** Entries with chart source code **
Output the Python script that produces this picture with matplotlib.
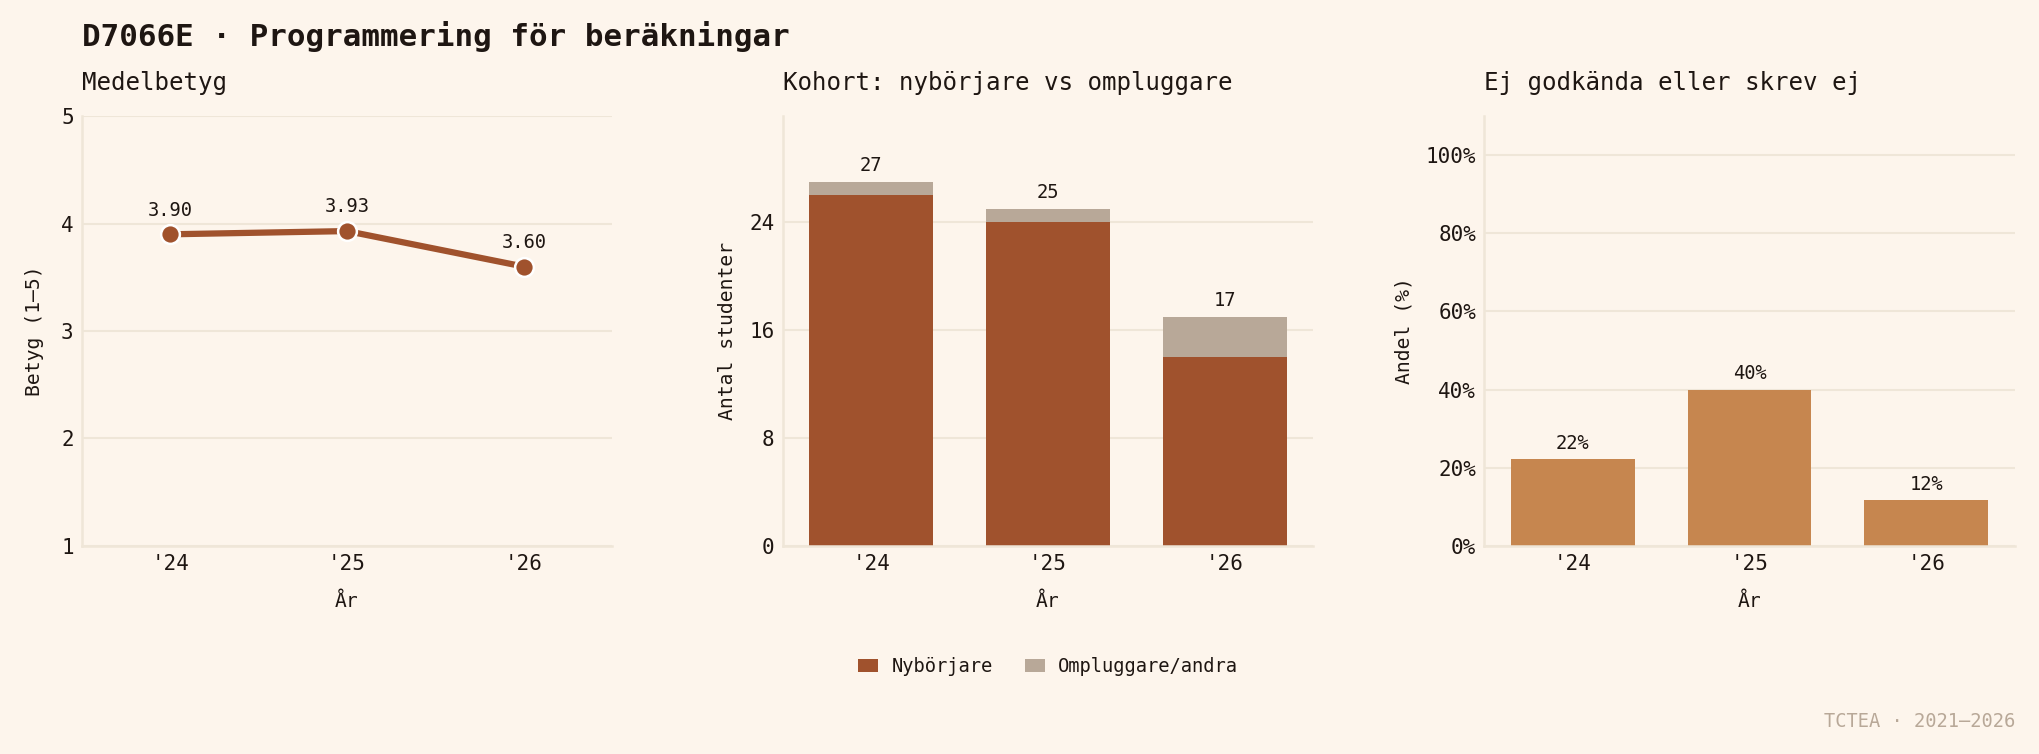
import numpy as np
import matplotlib
matplotlib.use("Agg")
import matplotlib.pyplot as plt
from matplotlib.ticker import FuncFormatter

# =========================================
# Data
# =========================================

years = ["'24", "'25", "'26"]

mean_grade = [3.90, 3.93, 3.60]

new_students = [26, 24, 14]

other_students = [1, 1, 3]

fail_share = [22.2, 40.0, 11.8]

# =========================================
# Style
# =========================================

BG = "#FDF5EC"
GRID = "#EFE6D8"
TEXT = "#1E1612"
SIENNA = "#A0522D"
GREY = "#B8A898"
OCHRE = "#C6864F"

plt.rcParams["font.family"] = ["DejaVu Sans Mono"]
plt.rcParams["text.color"] = TEXT
plt.rcParams["axes.labelcolor"] = TEXT
plt.rcParams["xtick.color"] = TEXT
plt.rcParams["ytick.color"] = TEXT

fig = plt.figure(figsize=(2039 / 150, 754 / 150), dpi=150, facecolor=BG)

lefts = [0.0402, 0.384, 0.728]
axes = [fig.add_axes([l, 0.276, 0.260, 0.570]) for l in lefts]


def style(ax):
    ax.set_facecolor(BG)
    for s in ["top", "right"]:
        ax.spines[s].set_visible(False)
    for s in ["left", "bottom"]:
        ax.spines[s].set_color(GRID)
        ax.spines[s].set_linewidth(1.2)
    ax.grid(axis="y", color=GRID, linewidth=1.0)
    ax.set_axisbelow(True)
    ax.tick_params(length=0, pad=4, labelsize=10)
    ax.set_xlim(-0.5, 2.5)
    ax.set_xlabel("År", fontsize=9.5, labelpad=8.5)


x = np.arange(len(years))

# =========================================
# Panel 1: Medelbetyg
# =========================================

ax = axes[0]
style(ax)
ax.plot(x, mean_grade, color=SIENNA, linewidth=3, marker="o", markersize=9,
        markeredgecolor="white", markeredgewidth=1.2, zorder=3)
for xi, v in zip(x, mean_grade):
    ax.annotate(f"{v:.2f}", (xi, v), xytext=(0, 7), textcoords="offset points",
                ha="center", va="bottom", fontsize=9)
ax.set_ylim(1, 5)
ax.set_yticks([1, 2, 3, 4, 5])
ax.set_xticks(x, years)
ax.set_ylabel("Betyg (1–5)", fontsize=9.5, labelpad=8)
ax.set_title("Medelbetyg", loc="left", fontsize=11.6, pad=12.5)

# =========================================
# Panel 2: Kohort
# =========================================

ax = axes[1]
style(ax)
ax.bar(x, new_students, width=0.7, color=SIENNA, label="Nybörjare")
ax.bar(x, other_students, width=0.7, bottom=new_students, color=GREY,
       label="Ompluggare/andra")
totals = [a + b for a, b in zip(new_students, other_students)]
for xi, t in zip(x, totals):
    ax.annotate(f"{t}", (xi, t), xytext=(0, 3), textcoords="offset points",
                ha="center", va="bottom", fontsize=9)
ax.set_ylim(0, max(totals) * 1.18)
ax.set_yticks([0, 8, 16, 24])
ax.set_xticks(x, years)
ax.set_ylabel("Antal studenter", fontsize=9.5, labelpad=6)
ax.set_title("Kohort: nybörjare vs ompluggare", loc="left", fontsize=11.6, pad=12.5)
ax.legend(loc="upper center", bbox_to_anchor=(0.5, -0.22), ncol=2,
          frameon=False, fontsize=9, handlelength=1.1, handleheight=0.7,
          handletextpad=0.7, columnspacing=1.7)

# =========================================
# Panel 3: Ej godkända
# =========================================

ax = axes[2]
style(ax)
ax.bar(x, fail_share, width=0.7, color=OCHRE)
for xi, v in zip(x, fail_share):
    ax.annotate(f"{v:.0f}%", (xi, v), xytext=(0, 3), textcoords="offset points",
                ha="center", va="bottom", fontsize=9)
ax.set_ylim(0, 110)
ax.set_yticks([0, 20, 40, 60, 80, 100])
ax.yaxis.set_major_formatter(FuncFormatter(lambda v, p: f"{v:.0f}%"))
ax.set_xticks(x, years)
ax.set_ylabel("Andel (%)", fontsize=9.5, labelpad=6)
ax.set_title("Ej godkända eller skrev ej", loc="left", fontsize=11.6, pad=12.5)

# =========================================
# Titles / footer
# =========================================

fig.text(0.0402, 0.952, "D7066E · Programmering för beräkningar",
         fontsize=14.8, fontweight="bold", va="center", ha="left")
fig.text(0.9885, 0.043, "TCTEA · 2021–2026", fontsize=9, color=GREY,
         ha="right", va="center")

fig.savefig("out.png", dpi=150, facecolor=BG)
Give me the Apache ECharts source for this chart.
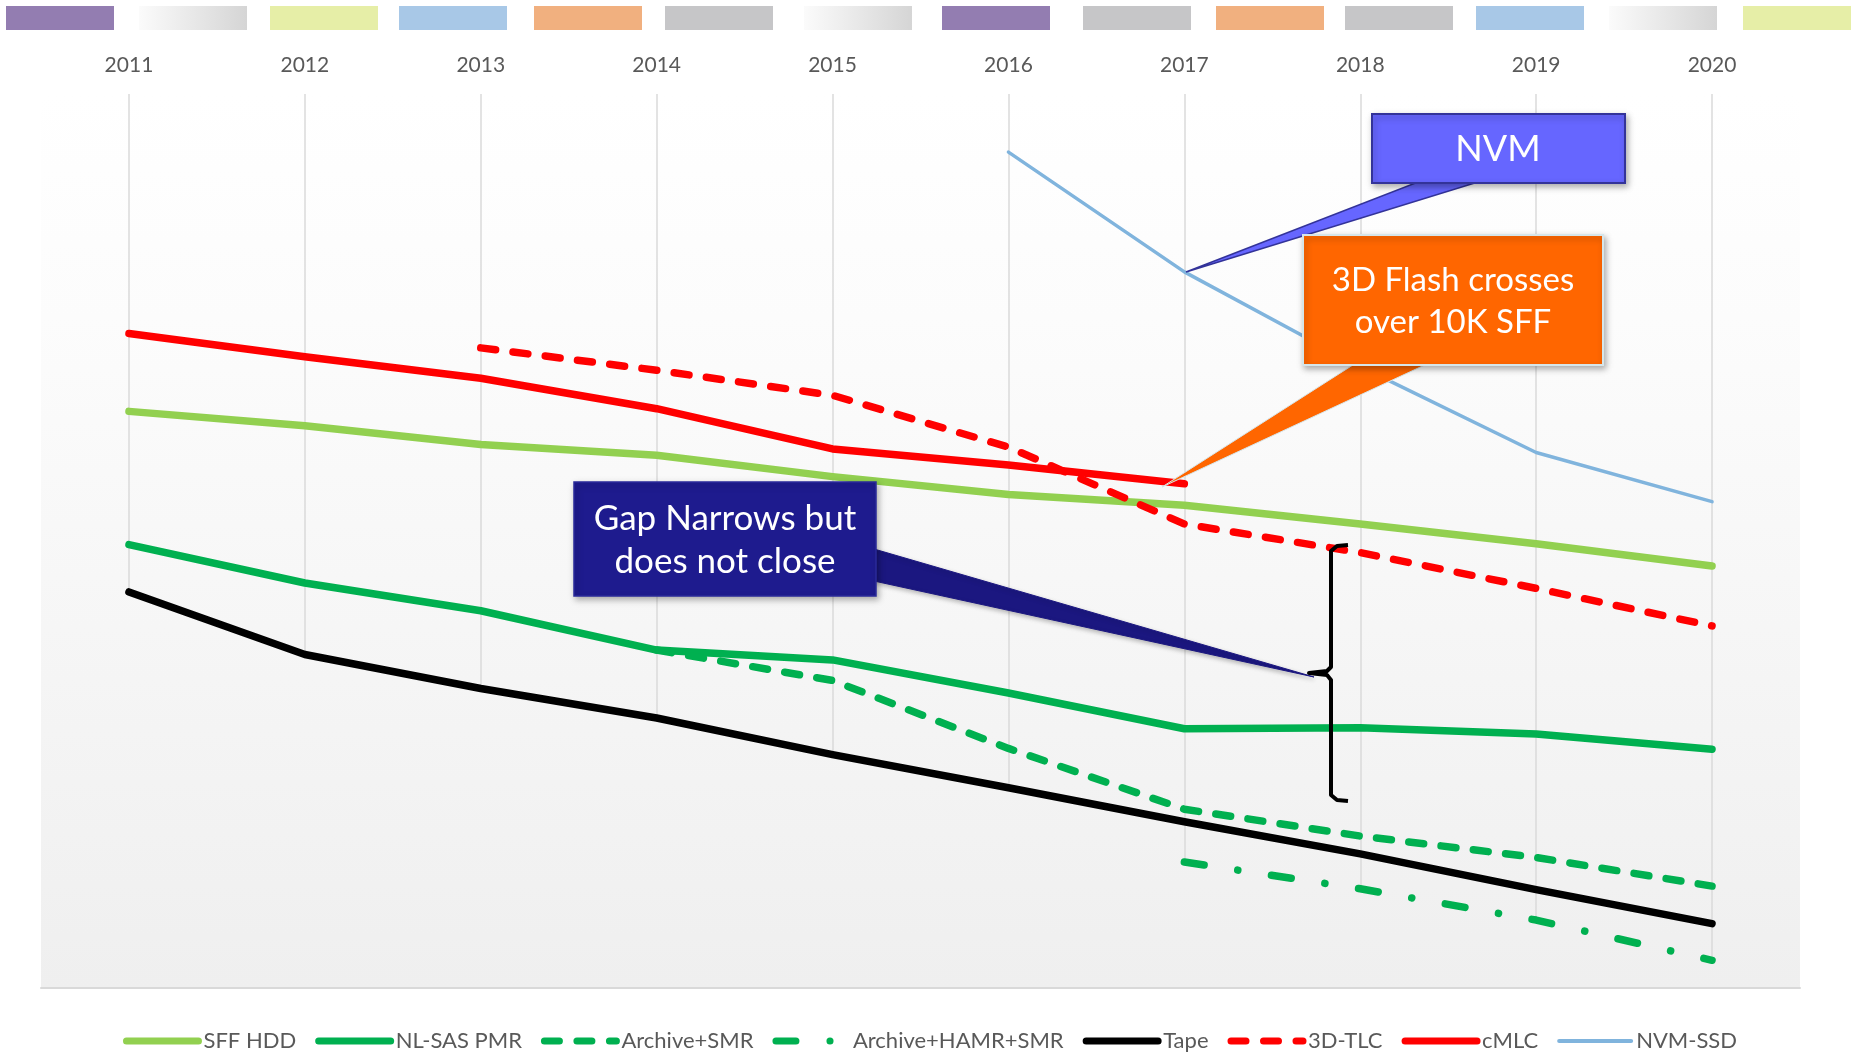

** Written problem **
Reproduce the records above exactly, leaving out every picture they contain.

** Written answer **
Output the Python script that produces this picture with matplotlib.
import numpy as np
import matplotlib
matplotlib.use("Agg")
import matplotlib.pyplot as plt
from matplotlib.ticker import FuncFormatter

# =========================================
# Data
# =========================================

years = ["'24", "'25", "'26"]

mean_grade = [3.90, 3.93, 3.60]

new_students = [26, 24, 14]

other_students = [1, 1, 3]

fail_share = [22.2, 40.0, 11.8]

# =========================================
# Style
# =========================================

BG = "#FDF5EC"
GRID = "#EFE6D8"
TEXT = "#1E1612"
SIENNA = "#A0522D"
GREY = "#B8A898"
OCHRE = "#C6864F"

plt.rcParams["font.family"] = ["DejaVu Sans Mono"]
plt.rcParams["text.color"] = TEXT
plt.rcParams["axes.labelcolor"] = TEXT
plt.rcParams["xtick.color"] = TEXT
plt.rcParams["ytick.color"] = TEXT

fig = plt.figure(figsize=(2039 / 150, 754 / 150), dpi=150, facecolor=BG)

lefts = [0.0402, 0.384, 0.728]
axes = [fig.add_axes([l, 0.276, 0.260, 0.570]) for l in lefts]


def style(ax):
    ax.set_facecolor(BG)
    for s in ["top", "right"]:
        ax.spines[s].set_visible(False)
    for s in ["left", "bottom"]:
        ax.spines[s].set_color(GRID)
        ax.spines[s].set_linewidth(1.2)
    ax.grid(axis="y", color=GRID, linewidth=1.0)
    ax.set_axisbelow(True)
    ax.tick_params(length=0, pad=4, labelsize=10)
    ax.set_xlim(-0.5, 2.5)
    ax.set_xlabel("År", fontsize=9.5, labelpad=8.5)


x = np.arange(len(years))

# =========================================
# Panel 1: Medelbetyg
# =========================================

ax = axes[0]
style(ax)
ax.plot(x, mean_grade, color=SIENNA, linewidth=3, marker="o", markersize=9,
        markeredgecolor="white", markeredgewidth=1.2, zorder=3)
for xi, v in zip(x, mean_grade):
    ax.annotate(f"{v:.2f}", (xi, v), xytext=(0, 7), textcoords="offset points",
                ha="center", va="bottom", fontsize=9)
ax.set_ylim(1, 5)
ax.set_yticks([1, 2, 3, 4, 5])
ax.set_xticks(x, years)
ax.set_ylabel("Betyg (1–5)", fontsize=9.5, labelpad=8)
ax.set_title("Medelbetyg", loc="left", fontsize=11.6, pad=12.5)

# =========================================
# Panel 2: Kohort
# =========================================

ax = axes[1]
style(ax)
ax.bar(x, new_students, width=0.7, color=SIENNA, label="Nybörjare")
ax.bar(x, other_students, width=0.7, bottom=new_students, color=GREY,
       label="Ompluggare/andra")
totals = [a + b for a, b in zip(new_students, other_students)]
for xi, t in zip(x, totals):
    ax.annotate(f"{t}", (xi, t), xytext=(0, 3), textcoords="offset points",
                ha="center", va="bottom", fontsize=9)
ax.set_ylim(0, max(totals) * 1.18)
ax.set_yticks([0, 8, 16, 24])
ax.set_xticks(x, years)
ax.set_ylabel("Antal studenter", fontsize=9.5, labelpad=6)
ax.set_title("Kohort: nybörjare vs ompluggare", loc="left", fontsize=11.6, pad=12.5)
ax.legend(loc="upper center", bbox_to_anchor=(0.5, -0.22), ncol=2,
          frameon=False, fontsize=9, handlelength=1.1, handleheight=0.7,
          handletextpad=0.7, columnspacing=1.7)

# =========================================
# Panel 3: Ej godkända
# =========================================

ax = axes[2]
style(ax)
ax.bar(x, fail_share, width=0.7, color=OCHRE)
for xi, v in zip(x, fail_share):
    ax.annotate(f"{v:.0f}%", (xi, v), xytext=(0, 3), textcoords="offset points",
                ha="center", va="bottom", fontsize=9)
ax.set_ylim(0, 110)
ax.set_yticks([0, 20, 40, 60, 80, 100])
ax.yaxis.set_major_formatter(FuncFormatter(lambda v, p: f"{v:.0f}%"))
ax.set_xticks(x, years)
ax.set_ylabel("Andel (%)", fontsize=9.5, labelpad=6)
ax.set_title("Ej godkända eller skrev ej", loc="left", fontsize=11.6, pad=12.5)

# =========================================
# Titles / footer
# =========================================

fig.text(0.0402, 0.952, "D7066E · Programmering för beräkningar",
         fontsize=14.8, fontweight="bold", va="center", ha="left")
fig.text(0.9885, 0.043, "TCTEA · 2021–2026", fontsize=9, color=GREY,
         ha="right", va="center")

fig.savefig("out.png", dpi=150, facecolor=BG)
Give me the Apache ECharts source for this chart.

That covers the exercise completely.